Üzüm Yemek
By Konuk Yazar on Tem 31, 2008 in Anayasa Mahkemesi, Demokrasi, Dış Politika, Milliyetçilik, Özgürlükler, Politika
Arif Egeli
”…AKP nin laikliğe karşı odak olma hali görülmüşse de, bunun kapatmayı gerektirecek düzeyde olmadığı kanaatiyle, hazine yardımından kısmen yoksun bırakılmasına karar verilmiştir. AKP kapanmayacaktır…”
Hayli sinir gerici bir süreçten sonra, Anayasa Mahkemesi Başkanının ağzından çıkan bu sözlerle, Türkiye rahat bir nefes aldı. AYM kararı; bu kararın ne anlama geldiğini idrak kapasitesinden yoksun, olaylara siyasi taraf olma noktasından başka bir boyuttan bakamayacak olanlar ile; Türkiye’mizin rahat bir nefes almasını istemeyenler adına üzücü olabilir.

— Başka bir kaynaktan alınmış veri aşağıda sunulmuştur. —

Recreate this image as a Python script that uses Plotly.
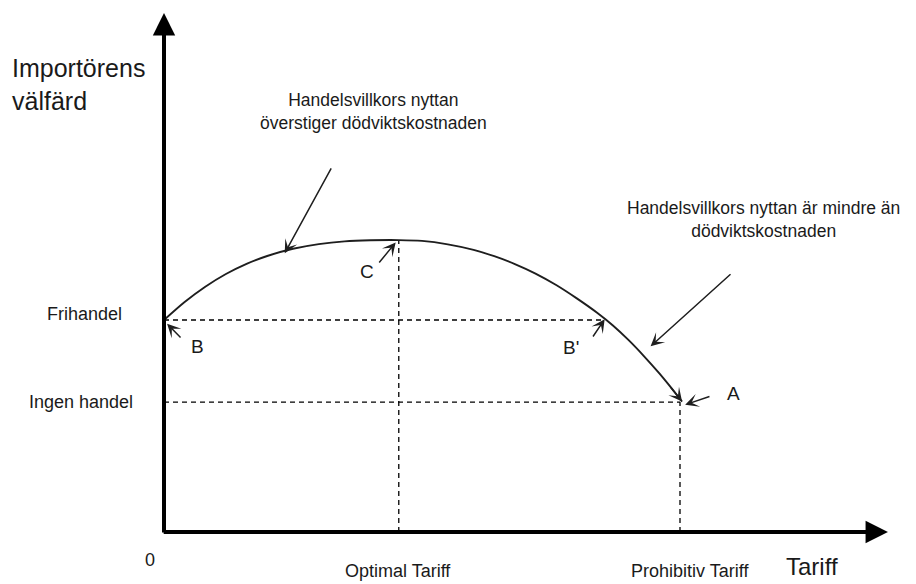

Maksadı bağcı dövmek olanlar, bu karadan sonra yargıya da dil uzatabilirler. Karanlık dehlizlerde ellerini ovuşturarak bekledikleri kapatma kararı ile yaşanacak kilitlenme halinin, AKP’yi yasaklamanın çok ötesinde, Türkiye’yi düşüreceği krizden ve doğacak kaostan bekledikleri içe kapanma tehlikesinin bertaraf olmasından derin hüsran duyabilirler.
Biz onları kendi kindar dünyalarıyla başbaşa bırakalım ve maksadı üzüm yemek olan, bu ülkenin menfaatleri ile yatıp kalkan ve duacı olanların aydınlık dünyasından davanın sonucunu irdeleyelim.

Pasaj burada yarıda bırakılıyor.